Сандро, напротив, всегда во что бы то ни стало необходимо верить — в наслаждение ли, в искупление, но непременно всецело и безраздельно, иначе жизнь его подрывалась в самом корне и мир его шатался. Леонардо куда свободнее было верить единственно в себя самого, полагаясь во всем в первую очередь на собственные силы, масштабы которых он знал лучше всех, безуспешно пытавшихся его постигнуть. Сандро и в самопонимании, столь ему близком, в сущности, всю свою жизнь бродит на ощупь. Это и создает зачастую надчеловеческий взгляд Леонардо и «человеческую, слишком человеческую» подоплеку нравственных метаний Боттичелли.
Винчианца, вечно погруженного в вопросы высокоэстетические и научные, этически-нравственная сторона жизни меньше всего занимала, Боттичелли весь целиком существует в атмосфере нравственных вопросов. Не напрасно и краски в боттичеллевской живописи подаются как знаки скорее эмоционально-духовных, нежели природных состояний, вопреки практическим выводам Леонардо.
В отличие от винчианца, соперничавшего в своем творчестве с природой, Боттичелли никогда себя с нею не отождествляет, изначально противопоставив ей себя как создателя мира иного — мира человеческой культуры.
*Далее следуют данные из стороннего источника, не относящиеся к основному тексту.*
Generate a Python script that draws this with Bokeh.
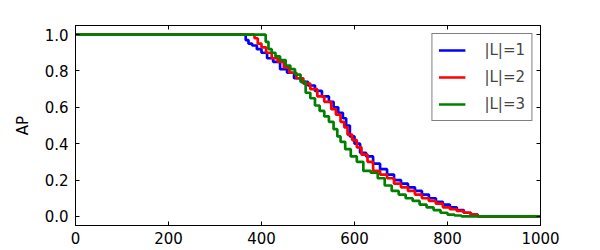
from bokeh.plotting import figure
from bokeh.models import (FixedTicker, LinearAxis, Range1d, Legend, LegendItem,
                          NumeralTickFormatter, CustomJSTickFormatter)
from bokeh.embed import file_html
from bokeh.resources import INLINE

# ---- data ----
x_l1 = [0, 366, 372, 380, 390, 400, 412, 425, 440, 455, 470, 485, 500, 515, 530, 545, 555, 565,
        575, 582, 590, 600, 612, 625, 640, 655, 670, 685, 700, 715, 730, 745, 760, 775, 790, 805,
        820, 835, 850, 865, 1000]
y_l1 = [1.0, 0.97, 0.95, 0.94, 0.92, 0.90, 0.87, 0.85, 0.81, 0.79, 0.76, 0.74, 0.72, 0.69, 0.66,
        0.63, 0.60, 0.57, 0.54, 0.50, 0.44, 0.40, 0.35, 0.33, 0.29, 0.26, 0.23, 0.20, 0.18, 0.16,
        0.14, 0.12, 0.10, 0.08, 0.065, 0.05, 0.035, 0.02, 0.01, 0.0, 0.0]

x_l2 = [0, 385, 392, 400, 410, 422, 435, 448, 460, 475, 490, 505, 520, 535, 550, 560, 570, 578,
        585, 595, 605, 615, 628, 640, 655, 670, 685, 700, 715, 730, 745, 760, 775, 790, 805, 820,
        835, 850, 865, 1000]
y_l2 = [1.0, 0.98, 0.95, 0.93, 0.90, 0.87, 0.85, 0.82, 0.79, 0.76, 0.73, 0.70, 0.66, 0.63, 0.59,
        0.56, 0.52, 0.49, 0.45, 0.42, 0.38, 0.34, 0.30, 0.25, 0.23, 0.21, 0.18, 0.16, 0.14, 0.12,
        0.10, 0.085, 0.07, 0.05, 0.04, 0.03, 0.02, 0.01, 0.0, 0.0]

x_l3 = [0, 409, 415, 422, 430, 440, 452, 462, 472, 484, 495, 505, 515, 525, 535, 545, 555, 563,
        570, 580, 592, 605, 619, 635, 650, 665, 680, 695, 710, 725, 740, 755, 770, 785, 800, 815,
        830, 1000]
y_l3 = [1.0, 0.96, 0.92, 0.90, 0.88, 0.86, 0.83, 0.81, 0.78, 0.74, 0.68, 0.65, 0.61, 0.58, 0.55,
        0.52, 0.48, 0.44, 0.41, 0.37, 0.33, 0.30, 0.25, 0.24, 0.21, 0.17, 0.14, 0.12, 0.10, 0.085,
        0.065, 0.05, 0.035, 0.02, 0.01, 0.005, 0.0, 0.0]

labels = ["|L|=1", "|L|=2", "|L|=3"]
colors = ["#0000ff", "#ff0000", "#008000"]
x_ticks = [0, 200, 400, 600, 800, 1000]
y_ticks = [0.0, 0.2, 0.4, 0.6, 0.8, 1.0]

FONT = "DejaVu Sans"
FS = "15px"

p = figure(width=600, height=250, output_backend="svg", toolbar_location=None,
           x_range=Range1d(0, 1000), y_range=Range1d(-0.05, 1.05),
           min_border_left=75, min_border_right=60, min_border_top=25, min_border_bottom=25)
p.outline_line_color = "black"
p.outline_line_width = 1
p.outline_line_alpha = 1
p.xgrid.visible = False
p.ygrid.visible = False
p.background_fill_color = "white"
p.border_fill_color = "white"

renderers = []
for xs, ys, c in zip([x_l1, x_l2, x_l3], [y_l1, y_l2, y_l3], colors):
    r = p.step(xs, ys, mode="after", line_color=c, line_width=2.7)
    renderers.append(r)

def style_axis(ax):
    ax.axis_line_color = "black"
    ax.major_tick_in = 4
    ax.major_tick_out = 0
    ax.minor_tick_line_color = None
    ax.major_tick_line_color = "black"
    ax.major_label_text_font = FONT
    ax.major_label_text_font_size = FS
    ax.major_label_text_color = "black"
    ax.major_label_standoff = 6

xa = p.xaxis[0]
xa.ticker = FixedTicker(ticks=x_ticks)
style_axis(xa)
ya = p.yaxis[0]
ya.ticker = FixedTicker(ticks=y_ticks)
ya.formatter = NumeralTickFormatter(format="0.0")
style_axis(ya)
ya.major_label_standoff = 7
ya.axis_label = "AP"
ya.axis_label_text_font = FONT
ya.axis_label_text_font_size = FS
ya.axis_label_text_font_style = "normal"
ya.axis_label_text_color = "black"
ya.axis_label_standoff = 10

blank = CustomJSTickFormatter(code="return ''")
top = LinearAxis(ticker=FixedTicker(ticks=x_ticks), formatter=blank)
style_axis(top)
top.major_label_standoff = 0
p.add_layout(top, "above")
right = LinearAxis(ticker=FixedTicker(ticks=y_ticks), formatter=blank)
style_axis(right)
right.major_label_standoff = 0
p.add_layout(right, "right")

legend = Legend(items=[LegendItem(label=l, renderers=[r]) for l, r in zip(labels, renderers)],
                location="top_right")
legend.border_line_color = "black"
legend.border_line_width = 1
legend.label_text_font = FONT
legend.label_text_font_size = FS
legend.glyph_width = 27
legend.glyph_height = 20
legend.label_height = 20
legend.spacing = 7
legend.margin = 8
legend.padding = 6
legend.label_standoff = 19
legend.background_fill_alpha = 1
p.add_layout(legend)

open("out.html", "w").write(file_html(p, INLINE))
В противоположность Сандро в искусстве Леонардо никогда не было никаких литературных иллюстраций, почти никакой истории — одна природная действительность, очищенная от всего случайного, словно отфильтрованная в самом сущностно необходимом.
Доказывая на страницах своих трактатов превосходство живописи над поэзией как искусства более близкого жизненной истине, Леонардо имел в виду живопись с теми достоинствами осязательной реальности, которых, как с сожалением отмечал он, было лишено пропитанное литературными ассоциациями искусство Боттичелли. В конечном счете Леонардо упрекает Сандро за его равнодушие к миру природы, в котором человек — только частичка ее бесконечно безмерного величия.
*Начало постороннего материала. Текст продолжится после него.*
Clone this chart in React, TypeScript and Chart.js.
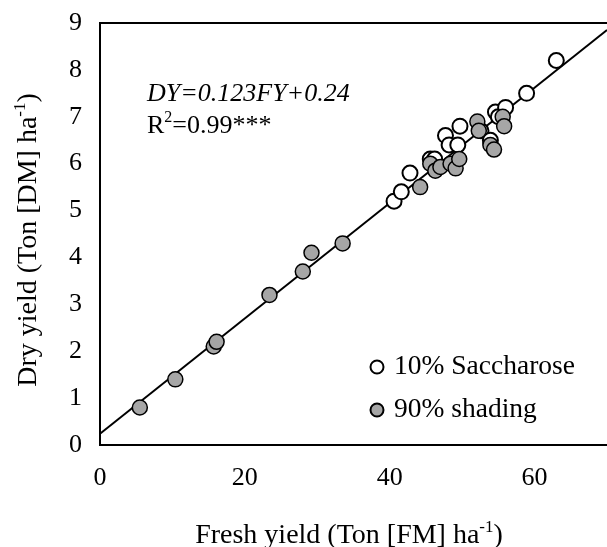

Так выясняется основное различие: Леонардо стремится изведать все тайны природного космоса, а Боттичелли — человеческого. Леонардо — художник-исследователь окружающего мира, Сандро — певец исключительно внутренней жизни души. Поэтому последнему в значительной степени принадлежит первенствующая роль в утверждении субъективности в итальянском искусстве Возрождения. И непревзойденным гением объективности в нем остался Леонардо. Но именно в неподражаемой «узости» Сандро была его главная сила, позволившая изучать единственный его «предмет» — психику человека — с невиданной до того подробностью и поэтической углубленностью. И именно непомерная «широта» винчианца не позволяла ему признать это. Он полон пафоса неожиданных открытий. Боттичелли — скорее, неожиданностей характера.